FFH Editor Emeritus Carl Putnam debates with FFH writer Richard Morin, a special guest to C&C, about prospect routes in this edition of the C&C Debate Factory.
Hockey prospects have a number of choices when determining a path to develop their hockey skills as a young adult. The two major ones in North America are the Canadian Major Junior Leagues better known as the CHL and NCAA Division 1 men's hockey. Which path do you think is the best one for prospects with NHL potential?
Experience vs. Development
Richard: As much as I would love it to be the other way around, the CHL is the best way for upper echelon prospects to hone their skills and showcase their games to talent evaluators. The foremost reason is length of season. In 2014-15, teams in the Ontario Hockey League (OHL) played 68 games, whereas teams in the NCAA played around 21 regular season games.

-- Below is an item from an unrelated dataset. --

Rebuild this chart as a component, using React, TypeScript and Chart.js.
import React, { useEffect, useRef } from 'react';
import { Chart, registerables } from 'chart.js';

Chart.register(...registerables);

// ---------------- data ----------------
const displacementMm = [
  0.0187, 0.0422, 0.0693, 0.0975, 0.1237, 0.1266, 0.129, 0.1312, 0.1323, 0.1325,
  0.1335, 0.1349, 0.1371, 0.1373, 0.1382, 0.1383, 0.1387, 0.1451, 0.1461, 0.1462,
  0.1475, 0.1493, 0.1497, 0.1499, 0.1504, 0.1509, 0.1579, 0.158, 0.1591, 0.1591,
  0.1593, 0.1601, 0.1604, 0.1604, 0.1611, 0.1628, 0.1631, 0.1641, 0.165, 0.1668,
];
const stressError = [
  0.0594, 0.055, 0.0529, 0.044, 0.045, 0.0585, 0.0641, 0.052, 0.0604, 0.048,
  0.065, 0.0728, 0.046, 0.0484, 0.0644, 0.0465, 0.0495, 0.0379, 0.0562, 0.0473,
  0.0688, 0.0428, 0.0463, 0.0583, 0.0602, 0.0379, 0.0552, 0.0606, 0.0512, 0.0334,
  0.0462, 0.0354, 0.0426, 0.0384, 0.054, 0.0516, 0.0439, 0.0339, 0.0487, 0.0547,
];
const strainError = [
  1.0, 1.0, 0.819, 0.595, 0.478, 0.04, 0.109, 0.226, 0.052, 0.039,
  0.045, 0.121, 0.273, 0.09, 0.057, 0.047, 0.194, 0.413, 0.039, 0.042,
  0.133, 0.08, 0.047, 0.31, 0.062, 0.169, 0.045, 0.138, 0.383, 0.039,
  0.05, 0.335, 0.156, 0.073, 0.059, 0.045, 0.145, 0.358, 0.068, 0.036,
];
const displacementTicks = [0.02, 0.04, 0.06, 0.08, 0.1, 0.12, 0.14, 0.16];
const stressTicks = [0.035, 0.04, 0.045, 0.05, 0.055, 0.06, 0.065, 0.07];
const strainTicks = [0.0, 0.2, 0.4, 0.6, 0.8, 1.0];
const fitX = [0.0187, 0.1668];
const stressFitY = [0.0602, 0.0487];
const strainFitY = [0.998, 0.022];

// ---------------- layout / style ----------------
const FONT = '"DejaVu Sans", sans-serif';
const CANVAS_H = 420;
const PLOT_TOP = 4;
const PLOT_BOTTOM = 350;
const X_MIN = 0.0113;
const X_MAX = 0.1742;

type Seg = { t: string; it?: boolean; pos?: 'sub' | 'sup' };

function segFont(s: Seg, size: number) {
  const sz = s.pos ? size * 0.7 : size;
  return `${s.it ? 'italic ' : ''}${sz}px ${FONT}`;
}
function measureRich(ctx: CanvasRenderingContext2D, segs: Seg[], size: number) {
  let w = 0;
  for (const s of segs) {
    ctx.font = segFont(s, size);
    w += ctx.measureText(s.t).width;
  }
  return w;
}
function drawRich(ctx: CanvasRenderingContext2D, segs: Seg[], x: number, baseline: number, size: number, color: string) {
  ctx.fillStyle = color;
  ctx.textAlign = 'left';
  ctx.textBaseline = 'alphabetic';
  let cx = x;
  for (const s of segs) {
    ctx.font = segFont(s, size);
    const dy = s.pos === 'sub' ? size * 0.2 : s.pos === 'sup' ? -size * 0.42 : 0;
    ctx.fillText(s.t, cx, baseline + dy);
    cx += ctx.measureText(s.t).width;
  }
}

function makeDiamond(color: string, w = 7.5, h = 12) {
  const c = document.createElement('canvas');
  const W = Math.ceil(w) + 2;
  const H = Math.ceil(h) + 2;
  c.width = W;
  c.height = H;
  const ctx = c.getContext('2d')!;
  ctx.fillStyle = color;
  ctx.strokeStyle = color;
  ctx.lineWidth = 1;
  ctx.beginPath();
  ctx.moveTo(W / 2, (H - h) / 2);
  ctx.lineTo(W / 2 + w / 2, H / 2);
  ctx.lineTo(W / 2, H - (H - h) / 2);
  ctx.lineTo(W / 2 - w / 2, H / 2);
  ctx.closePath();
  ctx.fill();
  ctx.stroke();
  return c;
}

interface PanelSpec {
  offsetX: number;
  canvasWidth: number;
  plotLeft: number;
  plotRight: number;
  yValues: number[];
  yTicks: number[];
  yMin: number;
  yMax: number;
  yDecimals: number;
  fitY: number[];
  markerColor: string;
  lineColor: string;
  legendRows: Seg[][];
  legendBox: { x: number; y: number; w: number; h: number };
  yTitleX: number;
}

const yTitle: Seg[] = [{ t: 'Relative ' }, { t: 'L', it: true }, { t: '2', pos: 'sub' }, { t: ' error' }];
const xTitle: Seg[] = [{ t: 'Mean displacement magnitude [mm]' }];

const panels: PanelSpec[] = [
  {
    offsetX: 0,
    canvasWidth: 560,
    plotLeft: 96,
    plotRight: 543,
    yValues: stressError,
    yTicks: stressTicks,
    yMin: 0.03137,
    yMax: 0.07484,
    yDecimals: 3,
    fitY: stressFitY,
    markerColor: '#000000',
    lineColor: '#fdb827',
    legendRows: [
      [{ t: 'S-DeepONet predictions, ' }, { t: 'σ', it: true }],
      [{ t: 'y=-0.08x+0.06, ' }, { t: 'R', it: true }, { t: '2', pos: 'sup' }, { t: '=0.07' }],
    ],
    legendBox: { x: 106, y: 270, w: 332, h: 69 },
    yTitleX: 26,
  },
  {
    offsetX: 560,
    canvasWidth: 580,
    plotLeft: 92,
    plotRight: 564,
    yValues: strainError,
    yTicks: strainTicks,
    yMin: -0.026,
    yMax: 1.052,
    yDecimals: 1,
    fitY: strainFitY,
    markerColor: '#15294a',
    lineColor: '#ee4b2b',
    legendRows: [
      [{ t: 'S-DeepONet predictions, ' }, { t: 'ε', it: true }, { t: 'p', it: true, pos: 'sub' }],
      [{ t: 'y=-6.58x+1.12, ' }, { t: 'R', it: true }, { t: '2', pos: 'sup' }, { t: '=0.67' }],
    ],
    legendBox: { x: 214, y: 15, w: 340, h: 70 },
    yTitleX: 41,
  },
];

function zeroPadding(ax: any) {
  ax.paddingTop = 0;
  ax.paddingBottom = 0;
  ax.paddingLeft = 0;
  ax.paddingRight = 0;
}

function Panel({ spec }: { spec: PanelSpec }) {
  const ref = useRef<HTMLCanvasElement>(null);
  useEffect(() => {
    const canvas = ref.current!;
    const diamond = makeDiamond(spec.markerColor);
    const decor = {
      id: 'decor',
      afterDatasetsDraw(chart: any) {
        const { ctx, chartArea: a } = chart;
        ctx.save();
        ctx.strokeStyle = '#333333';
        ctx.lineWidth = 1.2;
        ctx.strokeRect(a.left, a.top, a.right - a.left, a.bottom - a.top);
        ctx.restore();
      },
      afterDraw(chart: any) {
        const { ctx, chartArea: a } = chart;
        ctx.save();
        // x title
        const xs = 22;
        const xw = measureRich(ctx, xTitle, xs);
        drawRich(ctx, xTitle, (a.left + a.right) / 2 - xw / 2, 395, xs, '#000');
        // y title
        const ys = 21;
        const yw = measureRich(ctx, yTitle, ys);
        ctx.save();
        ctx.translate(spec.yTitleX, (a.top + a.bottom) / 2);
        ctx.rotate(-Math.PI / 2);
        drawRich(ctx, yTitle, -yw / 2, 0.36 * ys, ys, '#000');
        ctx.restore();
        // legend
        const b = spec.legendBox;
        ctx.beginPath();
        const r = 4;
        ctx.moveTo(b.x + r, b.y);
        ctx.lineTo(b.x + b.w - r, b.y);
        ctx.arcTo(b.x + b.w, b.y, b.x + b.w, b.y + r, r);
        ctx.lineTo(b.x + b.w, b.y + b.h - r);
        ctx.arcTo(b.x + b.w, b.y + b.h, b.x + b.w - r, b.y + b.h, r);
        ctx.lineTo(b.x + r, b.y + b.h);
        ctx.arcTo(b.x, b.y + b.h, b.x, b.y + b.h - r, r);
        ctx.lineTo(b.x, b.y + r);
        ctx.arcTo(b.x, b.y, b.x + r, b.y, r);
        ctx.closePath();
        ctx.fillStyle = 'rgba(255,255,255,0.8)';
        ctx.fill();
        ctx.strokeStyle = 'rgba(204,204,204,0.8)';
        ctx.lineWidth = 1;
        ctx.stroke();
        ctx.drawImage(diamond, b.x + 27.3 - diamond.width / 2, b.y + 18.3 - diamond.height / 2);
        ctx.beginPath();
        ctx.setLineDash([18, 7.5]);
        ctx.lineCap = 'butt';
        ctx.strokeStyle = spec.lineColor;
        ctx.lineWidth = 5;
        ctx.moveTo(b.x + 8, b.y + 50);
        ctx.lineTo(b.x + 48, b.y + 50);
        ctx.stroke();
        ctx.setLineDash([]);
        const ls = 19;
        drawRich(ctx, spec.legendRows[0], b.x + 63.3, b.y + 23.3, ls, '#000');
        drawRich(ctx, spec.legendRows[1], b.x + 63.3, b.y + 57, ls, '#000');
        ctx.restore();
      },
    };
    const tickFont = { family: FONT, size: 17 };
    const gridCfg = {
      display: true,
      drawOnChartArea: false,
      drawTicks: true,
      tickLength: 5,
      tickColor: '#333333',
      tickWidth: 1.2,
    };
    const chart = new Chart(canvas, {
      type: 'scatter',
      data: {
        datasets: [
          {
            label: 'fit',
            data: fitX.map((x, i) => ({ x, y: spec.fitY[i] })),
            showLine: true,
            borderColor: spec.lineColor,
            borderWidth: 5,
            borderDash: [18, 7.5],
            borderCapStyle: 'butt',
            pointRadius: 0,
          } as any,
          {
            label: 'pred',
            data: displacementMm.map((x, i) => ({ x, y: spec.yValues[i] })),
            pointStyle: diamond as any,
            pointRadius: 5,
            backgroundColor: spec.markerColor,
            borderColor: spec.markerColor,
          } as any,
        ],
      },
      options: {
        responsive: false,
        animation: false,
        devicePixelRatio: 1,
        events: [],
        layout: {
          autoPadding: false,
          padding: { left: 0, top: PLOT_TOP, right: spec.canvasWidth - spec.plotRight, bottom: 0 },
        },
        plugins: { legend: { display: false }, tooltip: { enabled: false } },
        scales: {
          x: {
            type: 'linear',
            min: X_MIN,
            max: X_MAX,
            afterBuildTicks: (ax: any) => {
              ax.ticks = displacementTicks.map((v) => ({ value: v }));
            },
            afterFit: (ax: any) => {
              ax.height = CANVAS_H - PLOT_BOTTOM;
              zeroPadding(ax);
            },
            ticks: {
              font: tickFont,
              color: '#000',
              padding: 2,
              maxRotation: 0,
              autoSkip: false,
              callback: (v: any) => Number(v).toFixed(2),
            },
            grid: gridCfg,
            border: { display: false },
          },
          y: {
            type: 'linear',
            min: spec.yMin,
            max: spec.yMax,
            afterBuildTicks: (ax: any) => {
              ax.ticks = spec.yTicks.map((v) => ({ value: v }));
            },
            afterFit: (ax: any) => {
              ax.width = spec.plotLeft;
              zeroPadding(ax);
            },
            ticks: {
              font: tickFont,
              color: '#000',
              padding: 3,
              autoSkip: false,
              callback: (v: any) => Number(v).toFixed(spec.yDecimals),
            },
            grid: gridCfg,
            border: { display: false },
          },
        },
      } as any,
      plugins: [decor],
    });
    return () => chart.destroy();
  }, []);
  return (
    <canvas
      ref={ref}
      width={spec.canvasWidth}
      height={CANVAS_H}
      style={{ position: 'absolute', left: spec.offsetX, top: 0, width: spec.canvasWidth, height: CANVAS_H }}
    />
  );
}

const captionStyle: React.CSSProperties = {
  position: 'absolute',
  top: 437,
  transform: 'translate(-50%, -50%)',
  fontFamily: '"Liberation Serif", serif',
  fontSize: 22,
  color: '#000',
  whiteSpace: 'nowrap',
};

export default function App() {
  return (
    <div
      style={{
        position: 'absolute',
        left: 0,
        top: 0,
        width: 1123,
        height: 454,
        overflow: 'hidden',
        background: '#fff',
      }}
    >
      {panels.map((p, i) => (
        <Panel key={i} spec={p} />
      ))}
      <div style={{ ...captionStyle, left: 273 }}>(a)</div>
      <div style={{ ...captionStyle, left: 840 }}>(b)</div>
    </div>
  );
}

This is a huge disparity that leaves college hockey behind the CHL in terms of development. Most teams in the NCAA only play on Fridays and Saturdays, whereas CHL teams are constantly traveling and playing games as if they were professionals. This allows top prospects to gain similar experience to what they will experience once joining the professional ranks. I would say this is the biggest factor which sets the two apart.
Carl: I think you are mistaking games for development. If you speak with most coaches they would tell you more development happens in practice, both team and individual, than in games. Players who go the NCAA route get about two team practices for every one game they play (around 40 games).

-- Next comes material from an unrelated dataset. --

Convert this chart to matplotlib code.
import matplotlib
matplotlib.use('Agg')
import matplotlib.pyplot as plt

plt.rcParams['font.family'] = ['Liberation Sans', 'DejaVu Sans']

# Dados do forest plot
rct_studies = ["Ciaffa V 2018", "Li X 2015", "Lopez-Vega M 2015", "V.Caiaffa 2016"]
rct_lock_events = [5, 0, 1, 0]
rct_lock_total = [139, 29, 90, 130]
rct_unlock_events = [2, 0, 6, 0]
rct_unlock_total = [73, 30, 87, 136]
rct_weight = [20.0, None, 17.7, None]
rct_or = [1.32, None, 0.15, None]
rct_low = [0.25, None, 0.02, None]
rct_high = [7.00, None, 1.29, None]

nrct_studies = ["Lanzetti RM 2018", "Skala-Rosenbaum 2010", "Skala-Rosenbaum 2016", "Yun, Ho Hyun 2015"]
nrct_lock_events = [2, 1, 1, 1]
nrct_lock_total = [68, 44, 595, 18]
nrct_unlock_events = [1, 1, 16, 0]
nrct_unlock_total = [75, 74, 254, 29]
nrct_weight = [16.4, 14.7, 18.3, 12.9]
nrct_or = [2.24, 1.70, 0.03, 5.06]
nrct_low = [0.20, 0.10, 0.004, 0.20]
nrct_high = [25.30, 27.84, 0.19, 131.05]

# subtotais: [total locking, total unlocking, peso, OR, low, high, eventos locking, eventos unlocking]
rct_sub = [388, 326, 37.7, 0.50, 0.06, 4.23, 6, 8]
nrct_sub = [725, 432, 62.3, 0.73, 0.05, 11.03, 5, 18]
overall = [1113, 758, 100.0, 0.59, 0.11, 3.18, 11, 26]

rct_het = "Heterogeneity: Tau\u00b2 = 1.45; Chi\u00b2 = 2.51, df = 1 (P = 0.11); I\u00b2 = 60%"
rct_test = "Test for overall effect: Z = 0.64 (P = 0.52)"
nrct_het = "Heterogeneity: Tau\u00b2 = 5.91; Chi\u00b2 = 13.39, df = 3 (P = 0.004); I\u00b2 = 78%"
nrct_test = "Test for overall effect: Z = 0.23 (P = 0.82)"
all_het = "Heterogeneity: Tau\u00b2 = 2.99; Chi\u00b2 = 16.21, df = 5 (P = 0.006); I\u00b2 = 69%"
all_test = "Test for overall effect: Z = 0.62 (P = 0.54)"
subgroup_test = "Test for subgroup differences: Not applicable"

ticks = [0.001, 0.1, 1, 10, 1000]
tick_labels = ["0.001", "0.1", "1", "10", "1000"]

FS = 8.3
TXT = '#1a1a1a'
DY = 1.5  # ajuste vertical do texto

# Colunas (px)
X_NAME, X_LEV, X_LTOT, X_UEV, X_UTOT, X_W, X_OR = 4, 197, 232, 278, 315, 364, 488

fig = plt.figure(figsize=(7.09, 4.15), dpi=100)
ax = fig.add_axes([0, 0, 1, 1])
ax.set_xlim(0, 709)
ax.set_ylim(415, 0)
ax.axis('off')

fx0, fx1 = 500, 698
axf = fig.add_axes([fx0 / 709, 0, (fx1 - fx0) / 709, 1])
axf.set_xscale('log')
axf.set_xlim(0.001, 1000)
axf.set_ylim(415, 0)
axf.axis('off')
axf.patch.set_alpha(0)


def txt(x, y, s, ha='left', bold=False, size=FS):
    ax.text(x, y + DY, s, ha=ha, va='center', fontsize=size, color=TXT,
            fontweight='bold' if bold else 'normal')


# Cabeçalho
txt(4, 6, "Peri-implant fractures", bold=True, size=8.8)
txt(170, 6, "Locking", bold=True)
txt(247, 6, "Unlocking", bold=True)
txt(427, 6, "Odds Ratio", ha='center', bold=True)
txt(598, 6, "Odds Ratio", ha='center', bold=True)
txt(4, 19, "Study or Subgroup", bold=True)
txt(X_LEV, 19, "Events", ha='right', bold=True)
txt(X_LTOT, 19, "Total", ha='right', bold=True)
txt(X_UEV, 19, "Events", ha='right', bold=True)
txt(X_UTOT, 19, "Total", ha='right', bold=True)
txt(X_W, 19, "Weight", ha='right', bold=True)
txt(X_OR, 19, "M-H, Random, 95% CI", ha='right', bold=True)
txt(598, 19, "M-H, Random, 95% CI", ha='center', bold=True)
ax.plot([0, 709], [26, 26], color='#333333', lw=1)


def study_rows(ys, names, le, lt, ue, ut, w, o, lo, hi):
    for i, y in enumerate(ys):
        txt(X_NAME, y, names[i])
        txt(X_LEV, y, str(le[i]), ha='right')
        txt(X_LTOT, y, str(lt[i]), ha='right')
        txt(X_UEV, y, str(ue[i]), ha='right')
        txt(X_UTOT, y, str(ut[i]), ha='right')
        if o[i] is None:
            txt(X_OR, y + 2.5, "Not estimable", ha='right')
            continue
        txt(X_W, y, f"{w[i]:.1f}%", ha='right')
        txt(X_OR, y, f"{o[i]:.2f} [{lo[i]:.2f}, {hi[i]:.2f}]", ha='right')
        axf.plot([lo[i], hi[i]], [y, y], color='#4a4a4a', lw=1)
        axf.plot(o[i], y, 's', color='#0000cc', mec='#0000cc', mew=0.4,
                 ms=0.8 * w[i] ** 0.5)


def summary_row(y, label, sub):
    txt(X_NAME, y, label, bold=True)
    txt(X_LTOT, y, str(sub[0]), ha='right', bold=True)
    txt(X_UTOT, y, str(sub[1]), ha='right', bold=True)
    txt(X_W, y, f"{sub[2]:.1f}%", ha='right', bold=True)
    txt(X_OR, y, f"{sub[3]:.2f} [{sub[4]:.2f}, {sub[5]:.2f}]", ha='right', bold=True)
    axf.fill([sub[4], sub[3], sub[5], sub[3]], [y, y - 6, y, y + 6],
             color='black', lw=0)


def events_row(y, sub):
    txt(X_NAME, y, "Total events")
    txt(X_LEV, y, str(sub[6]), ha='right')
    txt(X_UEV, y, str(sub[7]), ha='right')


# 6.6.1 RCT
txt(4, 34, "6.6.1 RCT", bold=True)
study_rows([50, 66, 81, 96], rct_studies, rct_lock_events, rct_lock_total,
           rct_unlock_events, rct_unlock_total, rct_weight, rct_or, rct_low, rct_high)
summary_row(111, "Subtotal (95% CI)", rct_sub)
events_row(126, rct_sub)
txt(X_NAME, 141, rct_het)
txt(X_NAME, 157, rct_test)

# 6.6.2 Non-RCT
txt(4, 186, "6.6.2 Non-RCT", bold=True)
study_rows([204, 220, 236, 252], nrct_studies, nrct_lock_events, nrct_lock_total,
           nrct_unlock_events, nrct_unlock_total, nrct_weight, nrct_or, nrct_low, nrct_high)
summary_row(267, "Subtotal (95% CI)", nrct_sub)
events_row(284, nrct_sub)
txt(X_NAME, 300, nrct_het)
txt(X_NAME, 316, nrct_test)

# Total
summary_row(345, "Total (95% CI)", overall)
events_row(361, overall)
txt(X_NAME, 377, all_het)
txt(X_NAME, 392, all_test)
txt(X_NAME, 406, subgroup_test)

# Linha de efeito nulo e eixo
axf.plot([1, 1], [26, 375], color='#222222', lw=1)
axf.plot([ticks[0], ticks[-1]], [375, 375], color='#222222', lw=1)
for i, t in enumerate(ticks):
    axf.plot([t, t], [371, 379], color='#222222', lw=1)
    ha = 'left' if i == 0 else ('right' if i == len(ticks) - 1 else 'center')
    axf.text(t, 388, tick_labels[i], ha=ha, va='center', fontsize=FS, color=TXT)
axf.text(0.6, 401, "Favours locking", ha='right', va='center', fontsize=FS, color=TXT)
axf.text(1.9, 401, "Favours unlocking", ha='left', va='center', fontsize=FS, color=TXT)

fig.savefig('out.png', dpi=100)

In addition, with reduced travel, kids in college are more likely to be able to get in off-ice training which is always important. For example, how many quality strength and conditioning sessions do you think the average CHL team gets in on the road? The college route also fosters other development which helps players on/off the ice such as critical thinking to independent living skills which the CHL route doesn't.

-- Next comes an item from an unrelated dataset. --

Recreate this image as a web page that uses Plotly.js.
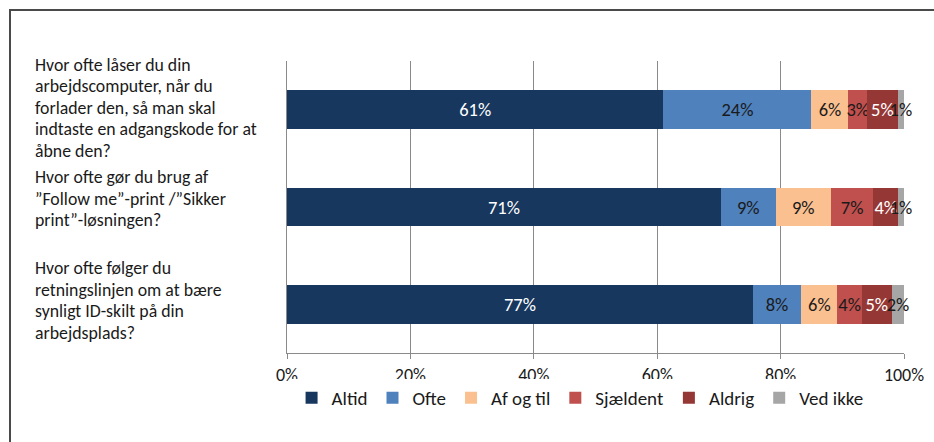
<!DOCTYPE html>
<html>
<head>
<meta charset="utf-8">
<script src="https://cdn.plot.ly/plotly-3.0.1.min.js"></script>
<style>
  html, body { margin: 0; padding: 0; background: #ffffff; }
  #wrap { position: relative; width: 934px; height: 442px; overflow: hidden; }
  #frame { position: absolute; left: 9px; top: 9px; width: 940px; height: 450px;
           border-left: 2px solid #4a4a4a; border-top: 2px solid #4a4a4a; pointer-events: none; }
  #chart { position: absolute; left: 0; top: 0; width: 934px; height: 442px; }
</style>
</head>
<body>
<div id="wrap">
  <div id="chart"></div>
  <div id="frame"></div>
</div>
<script>
// Survey questions, split into the lines they are printed on (top to bottom)
const questionLines = [
  ["Hvor ofte låser du din", "arbejdscomputer, når du", "forlader den, så man skal",
   "indtaste en adgangskode for at", "åbne den?"],
  ["Hvor ofte gør du brug af", "”Follow me”-print /”Sikker", "print”-løsningen?"],
  ["Hvor ofte følger du", "retningslinjen om at bære", "synligt ID-skilt på din", "arbejdsplads?"]
];
const questionKeys = ["q1", "q2", "q3"];

// Answer categories
const answers = ["Altid", "Ofte", "Af og til", "Sjældent", "Aldrig", "Ved ikke"];

// Percentages per answer, one value per question
const altid     = [61, 71, 77];
const ofte      = [24, 9, 8];
const afOgTil   = [6, 9, 6];
const sjaeldent = [3, 7, 4];
const aldrig    = [5, 4, 5];
const vedIkke   = [1, 1, 2];

const seriesValues = [altid, ofte, afOgTil, sjaeldent, aldrig, vedIkke];
const seriesColors = ["#17375e", "#4f81bd", "#fac090", "#c0504d", "#953735", "#a6a6a6"];
const labelColors  = ["#ffffff", "#1a1a1a", "#1a1a1a", "#1a1a1a", "#ffffff", "#1a1a1a"];

const tickVals = [0, 20, 40, 60, 80, 100];
const tickText = ["0%", "20%", "40%", "60%", "80%", "100%"];

const FONT = "Carlito, Lato, 'Liberation Sans', sans-serif";

// Stacked horizontal bars, normalised so each row fills 100 %
const traces = answers.map((name, i) => ({
  type: "bar",
  orientation: "h",
  name: name,
  y: questionKeys,
  x: seriesValues[i],
  text: seriesValues[i].map(v => v + "%"),
  textposition: "inside",
  insidetextanchor: "middle",
  textangle: 0,
  constraintext: "none",
  cliponaxis: false,
  insidetextfont: { family: FONT, size: 18.5, color: labelColors[i] },
  marker: { color: seriesColors[i], line: { width: 0 } },
  width: 0.4,
  hoverinfo: "name+text"
}));

// Left-aligned question text beside each bar, one annotation per line
const LINE_STEP = 21.5;
const blockShift = [2, 8.5, 4];
const annotations = [];
questionLines.forEach((lines, i) => {
  const n = lines.length;
  lines.forEach((line, k) => {
    annotations.push({
      xref: "paper", yref: "y",
      x: 0, y: questionKeys[i],
      xshift: -254,
      yshift: blockShift[i] + ((n - 1) / 2 - k) * LINE_STEP,
      xanchor: "left", yanchor: "middle",
      align: "left",
      showarrow: false,
      text: line,
      font: { family: FONT, size: 17.8, color: "#1a1a1a" }
    });
  });
});

const layout = {
  width: 934, height: 442,
  margin: { l: 287, r: 30, t: 61, b: 89 },
  paper_bgcolor: "#ffffff",
  plot_bgcolor: "#ffffff",
  barmode: "stack",
  barnorm: "percent",
  showlegend: true,
  legend: {
    orientation: "h",
    x: 0.475, xanchor: "center",
    y: -0.154, yanchor: "middle",
    traceorder: "normal",
    font: { family: FONT, size: 19, color: "#1a1a1a" },
    itemclick: false
  },
  xaxis: {
    range: [0, 100],
    tickvals: tickVals,
    ticktext: tickText,
    showgrid: true,
    gridcolor: "#8a8a8a",
    gridwidth: 1,
    zeroline: false,
    showline: true,
    linecolor: "#8a8a8a",
    ticks: "outside",
    ticklen: 5,
    tickcolor: "#8a8a8a",
    tickfont: { family: FONT, size: 18, color: "#1a1a1a" },
    fixedrange: true
  },
  yaxis: {
    type: "category",
    categoryorder: "array",
    categoryarray: questionKeys,
    range: [2.5, -0.5],
    autorange: false,
    showticklabels: false,
    showgrid: false,
    zeroline: false,
    showline: true,
    linecolor: "#8a8a8a",
    ticks: "",
    fixedrange: true
  },
  annotations: annotations
};

Plotly.newPlot("chart", traces, layout, { displayModeBar: false, staticPlot: true });
</script>
</body>
</html>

Accessibility and Benefits
Richard: Those are great points that I think many people overlook. I still think the CHL route is the best way to go if a top prospect wants to get as NHL-ready as possible. As an American, I absolutely love and respect NCAA hockey for what it is, but it simply isn't on par with leagues like the OHL or the Quebec Major Junior Hockey League (QMJHL) just yet.
Perhaps the addition of Arizona State University to the fold will help college hockey grow toward a more coast-to-coast league; I believe that is one way for the NCAA to overtake the CHL. But as for the present, I think we have to weigh the two based on their demographics. If you're a Canadian hockey prospect, what kind of pull is there to choose the NCAA over the CHL?
While the CHL technically has an education program, it's mainly a hollow shell. Most of their former players don't use the program because the qualifications are clearly designed to limit their participation. The leagues have funky years of service rules, pay tuition costs in a manner which is unlikely to be near the actual costs, and most importantly force players to use the money within 18 months of leaving major junior hockey. Getting hard numbers who how many CHL alums are getting college degrees is extremely hard. The rumored number is somewhere around 20%.
On the other hand, NCAA hockey programs are graduating over 90% of their players according to the latest graduation success rate (GSR) numbers. NCAA men's hockey had the best GSR and APR rates in terms of male D1 sports in terms of graduation rate. In addition, by attending college players are expanding their potential network of contacts for later when they are looking for employment.
Canada vs. America
Richard: I love that last point you made with sky-high graduation rates, and it's a huge way for the NCAA to sell their program to prospective targets. Like I said, I love college hockey and watching it grow has been a huge treat. As you point out, the numbers have grown drastically in terms of demographics in the NHL, and as we both have said the value of getting a complete education at the same time is incomparable.